Remaking the Grade: A District's Quest for Equitable Homework Policy

boy working on a laptopSnapshot: In this case study,  Arlington, VA, faced criticism from teachers and parents when the district announced a plan to make homework more equitable by eliminating deadlines and other requirements. How can schools address inequalities in the resources available to students when it comes to homework completion? What can schools do to level the playing field between students who have ample family, social, and financial resources to support their educational success, and students who have access to fewer such resources?


Case Description: Many school systems have recognized that homework can compound inequalities when students with the most social and financial resources are best able to complete out-of-school assignments. Critics allege that schools can reduce existing inequalities by reducing the burdens of homework by relaxing deadlines and other requirements.

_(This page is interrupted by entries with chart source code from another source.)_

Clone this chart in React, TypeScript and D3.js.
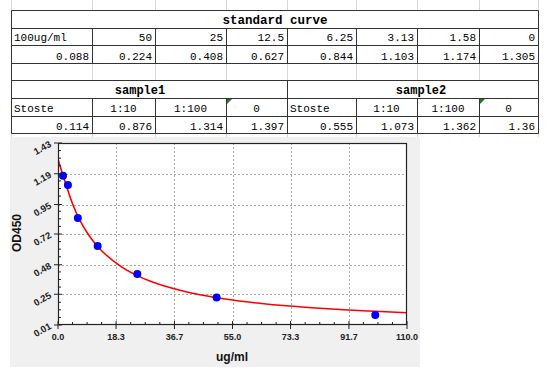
import React from "react";
import * as d3 from "d3";

// ---- table data ----
const stdTitle = "standard curve";
const stdConcLabels = ["100ug/ml", "50", "25", "12.5", "6.25", "3.13", "1.58", "0"];
const stdOD = ["0.088", "0.224", "0.408", "0.627", "0.844", "1.103", "1.174", "1.305"];
const sampleNames = ["sample1", "sample2"];
const sampleHeaders = ["Stoste", "1:10", "1:100", "0"];
const sample1OD = ["0.114", "0.876", "1.314", "1.397"];
const sample2OD = ["0.555", "1.073", "1.362", "1.36"];

// ---- chart data ----
const pointConc = [100, 50, 25, 12.5, 6.25, 3.13, 1.58];
const pointOD = [0.088, 0.224, 0.408, 0.627, 0.844, 1.103, 1.174];
const curveConc = [0, 1, 2, 3, 4, 6, 8, 10, 12.5, 15, 20, 25, 30, 40, 50, 60, 70, 80, 90, 100, 110];
const curveOD = [1.305, 1.222, 1.145, 1.07, 0.995, 0.872, 0.778, 0.701, 0.623, 0.56, 0.464, 0.395, 0.343, 0.271, 0.223, 0.189, 0.164, 0.145, 0.129, 0.117, 0.106];
const xTickValues = [0, 18.3, 36.7, 55.0, 73.3, 91.7, 110.0];
const xTickLabels = ["0.0", "18.3", "36.7", "55.0", "73.3", "91.7", "110.0"];
const yTickValues = [0.01, 0.25, 0.48, 0.72, 0.95, 1.19, 1.43];
const yTickLabels = ["0.01", "0.25", "0.48", "0.72", "0.95", "1.19", "1.43"];
const xLabel = "ug/ml";
const yLabel = "OD450";

const W = 550, H = 377;
const colX = [11, 92, 155, 226, 287, 356, 417, 479, 538];
const rowY = [0, 1, 2, 3, 4, 5, 6, 7].map((i) => Math.round(10 + i * 17.6) + 0.5);
const cx = colX.map((v) => v + 0.5);

const monoFont = "'Liberation Mono', 'DejaVu Sans Mono', monospace";
const sansFont = "Arial, 'Liberation Sans', sans-serif";
const lineC = "#333";
const lightC = "#d6d6d6";

function Table() {
  const els: React.ReactNode[] = [];
  // light excel grid above and below table
  cx.forEach((x, i) => {
    els.push(<line key={"gt" + i} x1={x} x2={x} y1={0} y2={rowY[0]} stroke={lightC} />);
    els.push(<line key={"gb" + i} x1={x} x2={x} y1={rowY[7]} y2={137} stroke={lightC} />);
  });
  // empty row internal light lines
  cx.slice(1, 8).forEach((x, i) => {
    els.push(<line key={"ge" + i} x1={x} x2={x} y1={rowY[3]} y2={rowY[4]} stroke={lightC} />);
  });
  // horizontal borders
  rowY.forEach((y, i) => {
    els.push(<line key={"h" + i} x1={cx[0]} x2={cx[8]} y1={y} y2={y} stroke={lineC} />);
  });
  // outer vertical
  [cx[0], cx[8]].forEach((x, i) => {
    els.push(<line key={"ov" + i} x1={x} x2={x} y1={rowY[0]} y2={rowY[7]} stroke={lineC} />);
  });
  // inner verticals std rows
  cx.slice(1, 8).forEach((x, i) => {
    els.push(<line key={"iv" + i} x1={x} x2={x} y1={rowY[1]} y2={rowY[3]} stroke={lineC} />);
    els.push(<line key={"iv2" + i} x1={x} x2={x} y1={rowY[5]} y2={rowY[7]} stroke={lineC} />);
  });
  els.push(<line key="mid" x1={cx[4]} x2={cx[4]} y1={rowY[4]} y2={rowY[5]} stroke={lineC} />);

  // texts
  els.push(
    <text key="title" x={275} y={rowY[1] - 4.5} textAnchor="middle" fontFamily={monoFont} fontWeight="bold" fontSize={12.5}>
      {stdTitle}
    </text>
  );
  stdConcLabels.forEach((t, i) => {
    const left = i === 0;
    els.push(
      <text key={"sc" + i} x={left ? colX[i] + 3 : colX[i + 1] - 3} y={rowY[2] - 4.5} textAnchor={left ? "start" : "end"} fontFamily={monoFont} fontSize={11}>
        {t}
      </text>
    );
  });
  stdOD.forEach((t, i) => {
    els.push(
      <text key={"so" + i} x={colX[i + 1] - 3} y={rowY[3] - 4} textAnchor="end" fontFamily={monoFont} fontSize={11}>
        {t}
      </text>
    );
  });
  sampleNames.forEach((t, s) => {
    els.push(
      <text key={"sn" + s} x={s === 0 ? 140 : 421} y={rowY[5] - 4.5} textAnchor="middle" fontFamily={monoFont} fontWeight="bold" fontSize={12}>
        {t}
      </text>
    );
  });
  [sample1OD, sample2OD].forEach((vals, s) => {
    sampleHeaders.forEach((h, j) => {
      const c = s * 4 + j;
      const left = j === 0;
      els.push(
        <text key={"sh" + c} x={left ? colX[c] + 3 : (colX[c] + colX[c + 1]) / 2} y={rowY[6] - 4.5} textAnchor={left ? "start" : "middle"} fontFamily={monoFont} fontSize={11}>
          {h}
        </text>
      );
      els.push(
        <text key={"sv" + c} x={colX[c + 1] - 3} y={rowY[7] - 4} textAnchor="end" fontFamily={monoFont} fontSize={11}>
          {vals[j]}
        </text>
      );
    });
  });
  // green error triangles
  [colX[3], colX[7]].forEach((x, i) => {
    const y0 = rowY[5] + 0.5;
    els.push(<path key={"tri" + i} d={`M${x + 1},${y0} L${x + 6},${y0} L${x + 1},${y0 + 5} Z`} fill="#1e7b1e" />);
  });
  return <g>{els}</g>;
}

function Chart() {
  const L = 58, T = 143, R = 407, B = 325;
  const x = d3.scaleLinear().domain([0, 110]).range([L, R]);
  const y = d3.scaleLinear().domain([0.01, 1.43]).range([B, T]);
  const line = d3
    .line<number>()
    .x((_, i) => x(curveConc[i]))
    .y((d) => y(d))
    .curve(d3.curveMonotoneX);
  const xMinor: number[] = [];
  for (let i = 0; i < 6; i++) for (let k = 1; k < 4; k++) xMinor.push(((i + k / 4) * 110) / 6);
  const yMinor: number[] = [];
  for (let i = 0; i < 6; i++) for (let k = 1; k < 4; k++) yMinor.push(0.01 + ((i + k / 4) * 1.42) / 6);

  return (
    <g>
      <rect x={10} y={137} width={410} height={230} fill="#f0f0f0" />
      <rect x={L} y={T} width={R - L} height={B - T} fill="#fff" />
      {xTickValues.slice(1, -1).map((v, i) => (
        <line key={"gx" + i} x1={Math.round(x(v)) + 0.5} x2={Math.round(x(v)) + 0.5} y1={T} y2={B} stroke="#aaa" strokeDasharray="2,2" />
      ))}
      {yTickValues.slice(1, -1).map((v, i) => (
        <line key={"gy" + i} x1={L} x2={R} y1={Math.round(y(v)) + 0.5} y2={Math.round(y(v)) + 0.5} stroke="#aaa" strokeDasharray="2,2" />
      ))}
      <clipPath id="pc">
        <rect x={L} y={T} width={R - L} height={B - T} />
      </clipPath>
      <path d={line(curveOD) || ""} fill="none" stroke="#ff0000" strokeWidth={1.6} clipPath="url(#pc)" />
      {pointConc.map((c, i) => (
        <circle key={"p" + i} cx={x(c)} cy={y(pointOD[i])} r={4} fill="#0000ff" />
      ))}
      <rect x={L + 0.5} y={T + 0.5} width={R - L - 1} height={B - T - 1} fill="none" stroke="#222" strokeWidth={1.2} />
      {/* x ticks */}
      {xMinor.map((v, i) => (
        <line key={"xm" + i} x1={x(v)} x2={x(v)} y1={B} y2={B - 3} stroke="#222" />
      ))}
      {xTickValues.map((v, i) => (
        <g key={"xt" + i}>
          <line x1={x(v)} x2={x(v)} y1={B - 4} y2={B + 4} stroke="#222" />
          <text x={x(v)} y={B + 15} textAnchor="middle" fontFamily={sansFont} fontWeight="bold" fontSize={9} fill="#222">
            {xTickLabels[i]}
          </text>
        </g>
      ))}
      {yMinor.map((v, i) => (
        <line key={"ym" + i} x1={L} x2={L + 3} y1={y(v)} y2={y(v)} stroke="#222" />
      ))}
      {yTickValues.map((v, i) => (
        <g key={"yt" + i}>
          <line x1={L - 4} x2={L + 4} y1={y(v)} y2={y(v)} stroke="#222" />
          <text transform={`translate(${L - 6},${y(v) + 3}) rotate(-30)`} textAnchor="end" fontFamily={sansFont} fontWeight="bold" fontSize={9.5} fill="#222">
            {yTickLabels[i]}
          </text>
        </g>
      ))}
      <text x={232} y={361} textAnchor="middle" fontFamily={sansFont} fontWeight="bold" fontSize={12} fill="#111">
        {xLabel}
      </text>
      <text transform={`translate(21,233) rotate(-90)`} textAnchor="middle" fontFamily={sansFont} fontWeight="bold" fontSize={12} fill="#111">
        {yLabel}
      </text>
    </g>
  );
}

export default function App() {
  return (
    <svg width={W} height={H} style={{ position: "absolute", left: 0, top: 0, background: "#fff" }}>
      <Table />
      <Chart />
    </svg>
  );
}
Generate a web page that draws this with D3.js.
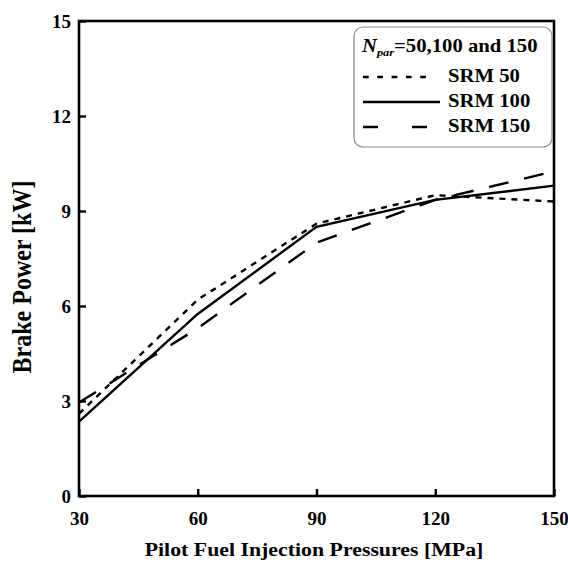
<!DOCTYPE html>
<html>
<head>
<meta charset="utf-8">
<script src="https://cdn.jsdelivr.net/npm/d3@7"></script>
<style>
  body { margin: 0; background: #fff; }
  svg text { font-family: "Liberation Serif", "Times New Roman", Times, "DejaVu Serif", serif; font-weight: bold; fill: #000; }
</style>
</head>
<body>
<svg id="chart" width="568" height="563"></svg>
<script>
(function() {

	// data
	var pressures = [30, 60, 90, 120, 150];
	var srm50  = [2.6, 6.2, 8.6, 9.5, 9.3];
	var srm100 = [2.35, 5.75, 8.5, 9.35, 9.8];
	var srm150 = [2.95, 5.3, 8.0, 9.35, 10.25];
	var seriesNames = ['SRM 50', 'SRM 100', 'SRM 150'];
	var xTicks = [30, 60, 90, 120, 150];
	var yTicks = [0, 3, 6, 9, 12, 15];

	var serifFont = '"Liberation Serif", "Times New Roman", Times, "DejaVu Serif", serif';
	var left = 79, right = 554, top = 21, bottom = 496;
	var stretch = 1.12; // text in the figure is a bit wider than normal

	var svg = d3.select('#chart');

	var x = d3.scaleLinear().domain([30, 150]).range([left, right]);
	var y = d3.scaleLinear().domain([0, 15]).range([bottom, top]);

	var series = [
		{ name: seriesNames[0], values: srm50,  dash: '6,6',   legendDash: '5.7,8.6', legendEnd: 426 },
		{ name: seriesNames[1], values: srm100, dash: null,    legendDash: null,      legendEnd: 440 },
		{ name: seriesNames[2], values: srm150, dash: '20,16', legendDash: '15,34',   legendEnd: 427 }
	];

	var line = d3.line()
		.x(function(d) { return x(d[0]); })
		.y(function(d) { return y(d[1]); });

	// lines
	svg.selectAll('.serie').data(series).enter()
		.append('path')
			.attr('class', 'serie')
			.attr('fill', 'none')
			.attr('stroke', '#000')
			.attr('stroke-width', 2.4)
			.attr('stroke-dasharray', function(d) { return d.dash; })
			.attr('d', function(d) { return line(pressures.map(function(p, i) { return [p, d.values[i]]; })); });

	// axes (ticks inward)
	var xAxis = svg.append('g')
		.attr('transform', 'translate(0,' + bottom + ')')
		.call(d3.axisBottom(x).tickValues(xTicks).tickSizeInner(-7).tickSizeOuter(0).tickPadding(16));
	var yAxis = svg.append('g')
		.attr('transform', 'translate(' + left + ',0)')
		.call(d3.axisLeft(y).tickValues(yTicks).tickSizeInner(-7).tickSizeOuter(0).tickPadding(8));

	[xAxis, yAxis].forEach(function(a) {
		a.attr('font-family', serifFont).attr('font-size', 19);
		a.select('.domain').remove();
		a.selectAll('line').attr('stroke', '#000').attr('stroke-width', 2.4);
		a.selectAll('text').attr('fill', '#000');
	});
	xAxis.selectAll('text').attr('dy', '0.71em');

	// frame
	svg.append('rect')
		.attr('x', left)
		.attr('y', top)
		.attr('width', right - left)
		.attr('height', bottom - top)
		.attr('fill', 'none')
		.attr('stroke', '#000')
		.attr('stroke-width', 2.6);

	// axis titles
	svg.append('text')
		.attr('transform', 'translate(314,556) scale(' + stretch + ',1)')
		.attr('text-anchor', 'middle')
		.style('font-size', '19.5px')
		.text('Pilot Fuel Injection Pressures [MPa]');

	svg.append('text')
		.attr('transform', 'translate(31,277) rotate(-90) scale(1,' + stretch + ')')
		.attr('text-anchor', 'middle')
		.style('font-size', '24px')
		.text('Brake Power [kW]');

	// legend
	var legend = svg.append('g');
	legend.append('rect')
		.attr('x', 354)
		.attr('y', 27)
		.attr('width', 198)
		.attr('height', 120)
		.attr('rx', 9)
		.attr('fill', '#fff')
		.attr('stroke', '#888')
		.attr('stroke-width', 1.2);

	var title = legend.append('text')
		.attr('transform', 'translate(362,52) scale(' + stretch + ',1)')
		.style('font-size', '18.5px');
	title.append('tspan').style('font-style', 'italic').text('N');
	title.append('tspan').style('font-style', 'italic').style('font-size', '11px').attr('dy', 4).text('par');
	title.append('tspan').attr('dy', -4).text('=50,100 and 150');

	var item = legend.selectAll('.item').data(series).enter()
		.append('g')
			.attr('class', 'item')
			.attr('transform', function(d, i) { return 'translate(0,' + (77 + i * 25) + ')'; });

	item.append('line')
		.attr('x1', 363)
		.attr('x2', function(d) { return d.legendEnd; })
		.attr('stroke', '#000')
		.attr('stroke-width', 2.4)
		.attr('stroke-dasharray', function(d) { return d.legendDash; });

	item.append('text')
		.attr('transform', 'translate(448,5) scale(' + stretch + ',1)')
		.style('font-size', '18.5px')
		.text(function(d) { return d.name; });

})();
</script>
</body>
</html>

This case study describes efforts by the Arlington, Virginia public school district to address homework inequalities by proposing that for grades 6-12, there would be no grading of homework, no late penalties for homework, no extra credit assignments, and unlimited redos and retakes. Within days, several teachers at one of the local high schools anonymously issued a statement condemning the proposal, arguing that these modifications to homework policy would cause a “decline of high expectations and rigor.” The proposal made local and then national news when an education columnist for the The Washington Post characterized the proposal as a “catastrophe” and the anonymous educators as “smart teachers fighting a dumb plan.” Rather than fostering equity, the columnist argued, abolishing grades on homework would “hurt the neediest kids.”

This case is designed to foster discussion among educators around the ethics of homework in an increasingly unequal society. Does homework exacerbate existing inequalities, or does it provide an opportunity for disadvantaged students to demonstrate and improve upon their achievements in school? How can districts write policies that promote equity when there’s disagreement about what equity actually means in practice?